The optimal vertex cover (of size 3) is C* = {1, 3, 5} as shown below
Approximate Traveling Salesman
Another NP-complete problem that can be solved by a 2-approximation algorithm is traveling salesman. The traveling salesman problem is given a complete graph with nonnegative weight edge costs c(u, v), find a minimum weight simple tour (i.e. path that touches each vertex exactly once except for the endpoint). A special case of traveling salesman is a complete graph that satisfies the triangle inequality that for all vertices u, v, and w ∈ V
c(u, v) ≤ c(u, w) + c(w, v)
basically that it is faster to go directly between two points than through an intermediate vertex. It can be shown that even by imposing this constraint on the graph that this version of traveling salesman is still NP-complete (and also that without this constraint that there is no good approximation algorithm unless P = NP).
The following algorithm, which utilizes Prim’s algorithm for finding MST, can find a tour of weight no more than twice the optimal.
A preorder tree walk simply recursively visits vertices in the tree based on when they were discovered. This approximation algorithm runs in O(V2).
Proof
Let H* be an optimal tour with cost c(H*). Since we can construct a spanning tree from a tour by simply removing any edge (which for TSP is nonnegative), the cost of the MST T must be a lower bound on the cost of the optimal tour
c(T) ≤ c(H*)
Consider a full walk W that visits each vertex both upon the initial recursion and whenever the tour revisits the vertex as recursive branches are completed. Therefore each edge of T will be traversed exactly twice for W giving
c(W) = 2 c(T)
Combining the above two equations gives
c(W) ≤ 2 c(H*)
However since the walk W visits some vertices more than once, it is not a tour.

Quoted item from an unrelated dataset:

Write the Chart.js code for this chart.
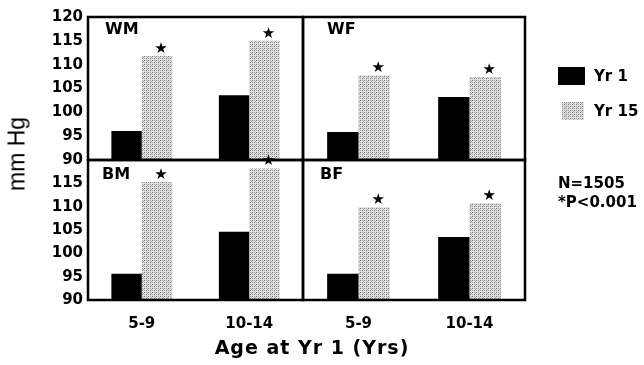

But since the graph satisfies the triangle inequality, removing any vertex from the walk will not increase the cost of the walk (since it will be lower cost to go direct). By repeatedly removing all but the first visit to each vertex, we obtain the preordered walk (that contains all the vertices once except for the root) giving a hamiltonian tour H. Since we only removed vertices from W (not increasing the cost at any step by the triangle inequality)
c(H) ≤ c(W)
Finally combining this inequality with the previous one gives
c(H) ≤ 2 c(H*)
Thus the tour found by the algorithm will have cost at worst twice the optimal value.
Example
Consider the following (complete) graph where the edge weights are simply the Euclidean distances between the vertices (which clearly satisfies the triangle inequality)
Running Prim’s algorithm on this graph (starting with vertex 1) gives the following MST with the vertices labeled in order of removal from the priority queue (i.e. the order in which they were added to the MST).
The full walk for this tree would be the path <1, 2, 3, 2, 8, 2, 1, 4, 5, 6, 5, 7, 5, 4, 1> shown below
Removing vertices according to the preorder walk (when the vertex is first visited) gives the tour <1, 2, 3, 8, 4, 5, 6, 7, 1> shown below
The optimal tour is shown below in red. The approximate tour has cost ≈ 19.1 whereas the optimal tour has cost ≈ 14.7.
Another strategy that can also be shown to be a 2-approximation algorithm is a greedy approach where we simply start at any vertex and proceed by choosing the next closest vertex from the current one (from the ones that have not yet been visited) and inserting it into the tour.